Android Weekly Topics

2016年10月第2週Google、新型スマートフォン「Pixel」「Pixel XL」発表

Google、新型スマートフォン「Pixel」「Pixel XL」を発表

10月4日、Googleはメディア向けのイベント「Made by Google」で、新型のスマートホン「Pixel」「Pixel XL」を発表しました。

Nexusではなく新しいPixelブランドで発表された2端末は、Googleの手によって開発されています。以前のNexus 5XはLG、Nexus 6PはHuaweiが製造を担当しており、Googleが選定したメーカとの共同開発のような格好で端末にはメーカロゴが入り、マーケティングも可能でした。Pixelシリーズは、製造はHTCが担当するものの端末にはHTCのロゴが入らず、マーケティングも不可になっています。iPhoneをFoxconnが製造しているようなもので、HTCは裏方に徹しています。

端末価格は、Pixelが649ドルから、Pixel XLが769ドルからの設定です。どちらもSnapdragon 821プロセッサ、Adreno 530 GPU、4GBのRAMを搭載し、ストレージは32GBと128GBが選択でき、microSDスロットで256GBまで拡張可能です。

ディスプレイはAMOLEDで、5インチのPixelが1,080×1,920、5.5インチのPixel XLは1,440×2,560の解像度で、Gorilla Glass 4が使われています。

Pixelシリーズは、レンズ性能や撮影した写真や動画を分析して数値で評価するサイトの「DxOMark」で最高得点の89点を取得しています。

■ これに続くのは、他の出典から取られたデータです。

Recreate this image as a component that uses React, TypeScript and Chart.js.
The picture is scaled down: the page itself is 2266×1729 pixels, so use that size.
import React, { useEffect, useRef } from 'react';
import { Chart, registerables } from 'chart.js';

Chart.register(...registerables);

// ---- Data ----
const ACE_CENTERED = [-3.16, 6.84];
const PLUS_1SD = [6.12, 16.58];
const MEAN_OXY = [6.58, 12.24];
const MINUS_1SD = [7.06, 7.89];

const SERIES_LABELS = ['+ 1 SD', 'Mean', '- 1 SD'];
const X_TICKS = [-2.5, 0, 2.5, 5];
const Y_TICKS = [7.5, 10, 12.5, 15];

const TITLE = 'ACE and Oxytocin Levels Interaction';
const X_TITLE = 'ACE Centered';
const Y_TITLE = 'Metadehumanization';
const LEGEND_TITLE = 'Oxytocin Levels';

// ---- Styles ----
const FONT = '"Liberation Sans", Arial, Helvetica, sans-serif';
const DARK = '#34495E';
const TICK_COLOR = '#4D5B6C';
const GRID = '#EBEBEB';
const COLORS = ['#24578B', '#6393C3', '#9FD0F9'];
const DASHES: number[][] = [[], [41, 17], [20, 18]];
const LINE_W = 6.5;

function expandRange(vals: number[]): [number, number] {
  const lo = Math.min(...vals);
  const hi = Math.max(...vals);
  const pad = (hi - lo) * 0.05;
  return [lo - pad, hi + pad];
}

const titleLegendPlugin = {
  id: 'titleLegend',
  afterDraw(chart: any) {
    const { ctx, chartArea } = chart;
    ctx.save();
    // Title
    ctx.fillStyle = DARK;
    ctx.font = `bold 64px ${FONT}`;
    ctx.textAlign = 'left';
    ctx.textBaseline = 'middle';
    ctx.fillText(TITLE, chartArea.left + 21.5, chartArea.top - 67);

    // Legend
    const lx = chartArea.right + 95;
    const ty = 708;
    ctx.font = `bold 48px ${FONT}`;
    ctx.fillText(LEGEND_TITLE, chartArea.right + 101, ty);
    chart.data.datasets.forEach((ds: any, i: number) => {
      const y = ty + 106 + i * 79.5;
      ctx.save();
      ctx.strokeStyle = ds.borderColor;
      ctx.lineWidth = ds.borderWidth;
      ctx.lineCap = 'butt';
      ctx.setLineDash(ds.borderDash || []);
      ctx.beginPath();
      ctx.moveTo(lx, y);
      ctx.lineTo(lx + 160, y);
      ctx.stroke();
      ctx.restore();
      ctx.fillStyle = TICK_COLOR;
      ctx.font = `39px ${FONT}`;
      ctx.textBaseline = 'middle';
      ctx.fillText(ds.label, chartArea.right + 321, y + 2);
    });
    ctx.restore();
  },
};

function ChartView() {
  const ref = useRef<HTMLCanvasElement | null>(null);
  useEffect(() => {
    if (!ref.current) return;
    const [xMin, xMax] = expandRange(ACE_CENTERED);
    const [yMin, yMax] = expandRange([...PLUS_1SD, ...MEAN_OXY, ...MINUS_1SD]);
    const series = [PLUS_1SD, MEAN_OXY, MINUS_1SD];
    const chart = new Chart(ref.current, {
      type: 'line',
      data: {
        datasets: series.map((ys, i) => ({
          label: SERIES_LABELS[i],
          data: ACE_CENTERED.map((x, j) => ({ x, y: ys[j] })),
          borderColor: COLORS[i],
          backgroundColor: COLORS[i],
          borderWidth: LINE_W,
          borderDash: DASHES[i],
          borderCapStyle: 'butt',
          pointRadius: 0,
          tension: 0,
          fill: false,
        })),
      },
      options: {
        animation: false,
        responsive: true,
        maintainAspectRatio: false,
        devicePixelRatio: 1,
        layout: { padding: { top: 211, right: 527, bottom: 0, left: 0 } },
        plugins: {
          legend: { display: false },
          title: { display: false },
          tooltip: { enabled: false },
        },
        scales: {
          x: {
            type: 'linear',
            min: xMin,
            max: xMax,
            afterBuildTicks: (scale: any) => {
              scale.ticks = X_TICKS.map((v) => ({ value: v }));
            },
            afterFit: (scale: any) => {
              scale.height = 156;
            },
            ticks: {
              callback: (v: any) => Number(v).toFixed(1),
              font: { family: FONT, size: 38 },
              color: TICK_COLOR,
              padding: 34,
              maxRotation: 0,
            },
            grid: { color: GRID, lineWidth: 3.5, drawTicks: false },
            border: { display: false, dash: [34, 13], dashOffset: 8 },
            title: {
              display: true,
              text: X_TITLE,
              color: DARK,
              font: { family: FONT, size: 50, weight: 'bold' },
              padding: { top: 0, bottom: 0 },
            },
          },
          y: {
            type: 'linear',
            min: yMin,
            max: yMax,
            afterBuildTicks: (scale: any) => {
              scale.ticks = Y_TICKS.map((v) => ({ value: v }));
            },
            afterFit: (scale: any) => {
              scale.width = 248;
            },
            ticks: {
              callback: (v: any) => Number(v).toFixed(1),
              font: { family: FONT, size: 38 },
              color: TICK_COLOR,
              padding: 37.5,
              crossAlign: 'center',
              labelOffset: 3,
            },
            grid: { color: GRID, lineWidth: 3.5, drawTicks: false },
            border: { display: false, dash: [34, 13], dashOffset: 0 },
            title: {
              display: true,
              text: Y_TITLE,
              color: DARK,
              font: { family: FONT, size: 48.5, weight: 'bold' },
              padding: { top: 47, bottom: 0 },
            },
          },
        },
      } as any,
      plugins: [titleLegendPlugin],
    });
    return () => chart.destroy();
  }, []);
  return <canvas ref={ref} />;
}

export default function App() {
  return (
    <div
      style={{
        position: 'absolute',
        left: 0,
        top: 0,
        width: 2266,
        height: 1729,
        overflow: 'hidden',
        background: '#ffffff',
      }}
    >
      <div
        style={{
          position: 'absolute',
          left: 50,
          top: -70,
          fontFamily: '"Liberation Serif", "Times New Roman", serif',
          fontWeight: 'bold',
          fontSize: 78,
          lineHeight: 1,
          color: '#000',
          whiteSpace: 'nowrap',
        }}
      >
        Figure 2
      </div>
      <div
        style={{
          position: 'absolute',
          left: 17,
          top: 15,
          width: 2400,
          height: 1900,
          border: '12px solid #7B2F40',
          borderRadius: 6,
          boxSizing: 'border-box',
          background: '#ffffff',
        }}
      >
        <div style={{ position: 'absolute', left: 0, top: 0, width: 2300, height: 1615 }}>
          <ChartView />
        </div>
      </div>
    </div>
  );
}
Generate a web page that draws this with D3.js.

参考値としてiPhone 7は86点です。この間には、HTC 10やGalaxy S7 edge、Xperia X Performanceなどが入っており猛者ぞろいです。また、Google Photoに無制限にアップロードできる特典も付きます。Google Photoで無制限にアップロードできるのは、1,600万画素以下の写真と1080p以下の動画ですが、Pixelシリーズの購入者にはこの制限がありません。

発売は、米国、英国、カナダ、オーストラリア、インドの5カ国で、これに日本は含まれておらず、発表時点では現時点では未定とされています。

「Made by Google」の先に見えるもの

Googleは、2016年4月ごろからハードウェア事業を統括する部門を設けており、今回発表されたPixelシリーズも手掛けています。

この部門は、2016年4月までMotorola MobilityでCEOを勤めたRick Osterloh氏が統括しています。Motorolaでの経験を買われてのGoogle入りだと思いますが、同氏がMotorolaにいた間は、Google傘下にあった頃でもあり知らない人物でもありません。ちなみに同氏がMotorola在籍中に発売された端末は、Moto X、Moto G、Moto E、Atrix 4G等となっています。

Googleは、ソフトウェア事業部の発言力が強いのか、ハードウェア事業部は歩調が合わなかったり、プロジェクトごとの裁量で自由に進められている印象を受けます。これ自体は悪いことではありませんが、ことスマホやタブレットにいたっては成熟商品となり、光る物を持っていても荒削りなものは受け入れられません。Rick Osterloh氏がGoogle入りしたのもこうした背景を受けて、すべてのハードウェアをまとめて指揮を執るリーダーが必要だと考えたからのはずです。経験豊かなリーダーを得たことで、Pixelシリーズに続く純正ハードウェアも確固たるものになるのは間違いありません。

Rick Osterloh氏は、Pixelシリーズの発表会で長期にわたりハードウェアとソフトウェアの結びつきを強くシームレスなものにして、お互いが能力を最大限に活かしていくと語っており、AppleやMicrosoft Surfaceと似た戦略をとります。要は、チグハグな印象があったハードウェア戦略は筋の通ったものとなるはずで、純正ハードウェアがリリースされる度に、これまでのイメージがふっしょくされるはずです。

プレスイベントで掲げられた「Made by Google」は、今回発表された成果だけを指しているのではなく、この先に発表される成果や自分たちの取り組み姿勢をこのメッセージの裏に示したのかもしれません。こうして見るとネガティブな要素を自ら認識して、排除する力を持つGoogleは、ただただ凄いと感じたプレスイベントとなりました。

今週は、このあたりで、また来週。